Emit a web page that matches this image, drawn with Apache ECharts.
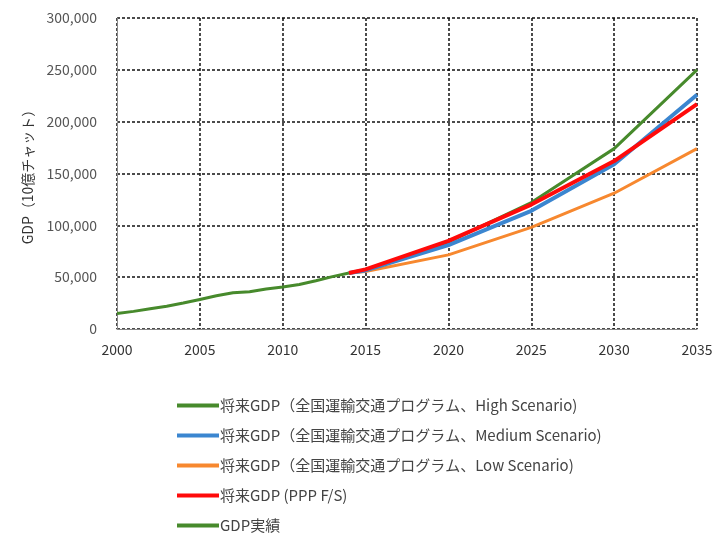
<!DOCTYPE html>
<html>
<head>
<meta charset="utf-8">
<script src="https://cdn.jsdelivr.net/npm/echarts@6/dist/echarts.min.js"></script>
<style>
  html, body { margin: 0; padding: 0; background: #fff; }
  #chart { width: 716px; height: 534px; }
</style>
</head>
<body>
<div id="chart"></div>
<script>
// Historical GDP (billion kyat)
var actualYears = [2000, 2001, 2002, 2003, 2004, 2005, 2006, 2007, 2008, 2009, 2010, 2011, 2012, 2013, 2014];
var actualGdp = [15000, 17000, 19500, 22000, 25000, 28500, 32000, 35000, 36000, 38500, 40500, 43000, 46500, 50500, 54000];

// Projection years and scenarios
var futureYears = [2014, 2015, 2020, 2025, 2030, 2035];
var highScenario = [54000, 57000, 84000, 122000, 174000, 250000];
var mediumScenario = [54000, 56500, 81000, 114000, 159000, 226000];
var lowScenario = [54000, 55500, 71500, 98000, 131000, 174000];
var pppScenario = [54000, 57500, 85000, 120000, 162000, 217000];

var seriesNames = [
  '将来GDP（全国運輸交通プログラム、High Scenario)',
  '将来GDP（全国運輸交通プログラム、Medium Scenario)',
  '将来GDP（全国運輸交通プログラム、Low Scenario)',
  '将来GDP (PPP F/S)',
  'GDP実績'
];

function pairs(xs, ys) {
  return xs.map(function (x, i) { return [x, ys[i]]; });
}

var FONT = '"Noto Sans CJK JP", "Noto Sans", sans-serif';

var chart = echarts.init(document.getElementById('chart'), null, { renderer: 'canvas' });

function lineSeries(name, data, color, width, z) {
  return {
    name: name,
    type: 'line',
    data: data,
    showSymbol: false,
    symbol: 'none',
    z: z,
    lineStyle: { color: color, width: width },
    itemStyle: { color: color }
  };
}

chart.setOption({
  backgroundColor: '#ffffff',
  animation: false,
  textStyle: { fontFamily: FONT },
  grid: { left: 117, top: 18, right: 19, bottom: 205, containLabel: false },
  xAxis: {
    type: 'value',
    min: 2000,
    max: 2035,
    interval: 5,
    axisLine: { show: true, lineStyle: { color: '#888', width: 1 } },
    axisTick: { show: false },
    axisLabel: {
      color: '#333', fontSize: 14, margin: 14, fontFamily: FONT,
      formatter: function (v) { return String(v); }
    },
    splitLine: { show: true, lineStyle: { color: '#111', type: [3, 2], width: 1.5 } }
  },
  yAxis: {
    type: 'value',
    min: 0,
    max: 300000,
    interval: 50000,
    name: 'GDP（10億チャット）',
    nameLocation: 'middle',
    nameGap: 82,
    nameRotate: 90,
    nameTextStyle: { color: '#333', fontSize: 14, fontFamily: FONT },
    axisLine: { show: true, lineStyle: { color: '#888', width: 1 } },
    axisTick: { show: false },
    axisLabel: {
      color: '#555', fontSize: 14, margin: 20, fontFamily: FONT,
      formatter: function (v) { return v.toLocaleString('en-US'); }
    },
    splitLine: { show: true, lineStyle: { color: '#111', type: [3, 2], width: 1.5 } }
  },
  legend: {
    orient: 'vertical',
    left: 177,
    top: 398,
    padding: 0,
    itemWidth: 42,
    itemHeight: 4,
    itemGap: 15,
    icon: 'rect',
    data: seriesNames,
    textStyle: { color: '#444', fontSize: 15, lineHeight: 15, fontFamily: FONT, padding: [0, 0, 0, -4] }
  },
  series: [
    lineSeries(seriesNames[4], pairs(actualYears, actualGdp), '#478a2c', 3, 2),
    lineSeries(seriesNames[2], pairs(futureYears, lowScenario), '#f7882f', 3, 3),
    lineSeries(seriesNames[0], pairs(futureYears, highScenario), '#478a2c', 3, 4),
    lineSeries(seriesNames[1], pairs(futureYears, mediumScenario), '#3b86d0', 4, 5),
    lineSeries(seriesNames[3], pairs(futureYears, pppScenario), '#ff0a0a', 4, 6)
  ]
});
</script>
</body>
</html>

**TASK DIRECTIONS**
Quote the listing above in full, except for the pictures.

**RESPONSE FOR THIS EXERCISE**
Emit a web page that matches this image, drawn with Apache ECharts.
<!DOCTYPE html>
<html>
<head>
<meta charset="utf-8">
<script src="https://cdn.jsdelivr.net/npm/echarts@6/dist/echarts.min.js"></script>
<style>
  html, body { margin: 0; padding: 0; background: #fff; }
  #chart { width: 716px; height: 534px; }
</style>
</head>
<body>
<div id="chart"></div>
<script>
// Historical GDP (billion kyat)
var actualYears = [2000, 2001, 2002, 2003, 2004, 2005, 2006, 2007, 2008, 2009, 2010, 2011, 2012, 2013, 2014];
var actualGdp = [15000, 17000, 19500, 22000, 25000, 28500, 32000, 35000, 36000, 38500, 40500, 43000, 46500, 50500, 54000];

// Projection years and scenarios
var futureYears = [2014, 2015, 2020, 2025, 2030, 2035];
var highScenario = [54000, 57000, 84000, 122000, 174000, 250000];
var mediumScenario = [54000, 56500, 81000, 114000, 159000, 226000];
var lowScenario = [54000, 55500, 71500, 98000, 131000, 174000];
var pppScenario = [54000, 57500, 85000, 120000, 162000, 217000];

var seriesNames = [
  '将来GDP（全国運輸交通プログラム、High Scenario)',
  '将来GDP（全国運輸交通プログラム、Medium Scenario)',
  '将来GDP（全国運輸交通プログラム、Low Scenario)',
  '将来GDP (PPP F/S)',
  'GDP実績'
];

function pairs(xs, ys) {
  return xs.map(function (x, i) { return [x, ys[i]]; });
}

var FONT = '"Noto Sans CJK JP", "Noto Sans", sans-serif';

var chart = echarts.init(document.getElementById('chart'), null, { renderer: 'canvas' });

function lineSeries(name, data, color, width, z) {
  return {
    name: name,
    type: 'line',
    data: data,
    showSymbol: false,
    symbol: 'none',
    z: z,
    lineStyle: { color: color, width: width },
    itemStyle: { color: color }
  };
}

chart.setOption({
  backgroundColor: '#ffffff',
  animation: false,
  textStyle: { fontFamily: FONT },
  grid: { left: 117, top: 18, right: 19, bottom: 205, containLabel: false },
  xAxis: {
    type: 'value',
    min: 2000,
    max: 2035,
    interval: 5,
    axisLine: { show: true, lineStyle: { color: '#888', width: 1 } },
    axisTick: { show: false },
    axisLabel: {
      color: '#333', fontSize: 14, margin: 14, fontFamily: FONT,
      formatter: function (v) { return String(v); }
    },
    splitLine: { show: true, lineStyle: { color: '#111', type: [3, 2], width: 1.5 } }
  },
  yAxis: {
    type: 'value',
    min: 0,
    max: 300000,
    interval: 50000,
    name: 'GDP（10億チャット）',
    nameLocation: 'middle',
    nameGap: 82,
    nameRotate: 90,
    nameTextStyle: { color: '#333', fontSize: 14, fontFamily: FONT },
    axisLine: { show: true, lineStyle: { color: '#888', width: 1 } },
    axisTick: { show: false },
    axisLabel: {
      color: '#555', fontSize: 14, margin: 20, fontFamily: FONT,
      formatter: function (v) { return v.toLocaleString('en-US'); }
    },
    splitLine: { show: true, lineStyle: { color: '#111', type: [3, 2], width: 1.5 } }
  },
  legend: {
    orient: 'vertical',
    left: 177,
    top: 398,
    padding: 0,
    itemWidth: 42,
    itemHeight: 4,
    itemGap: 15,
    icon: 'rect',
    data: seriesNames,
    textStyle: { color: '#444', fontSize: 15, lineHeight: 15, fontFamily: FONT, padding: [0, 0, 0, -4] }
  },
  series: [
    lineSeries(seriesNames[4], pairs(actualYears, actualGdp), '#478a2c', 3, 2),
    lineSeries(seriesNames[2], pairs(futureYears, lowScenario), '#f7882f', 3, 3),
    lineSeries(seriesNames[0], pairs(futureYears, highScenario), '#478a2c', 3, 4),
    lineSeries(seriesNames[1], pairs(futureYears, mediumScenario), '#3b86d0', 4, 5),
    lineSeries(seriesNames[3], pairs(futureYears, pppScenario), '#ff0a0a', 4, 6)
  ]
});
</script>
</body>
</html>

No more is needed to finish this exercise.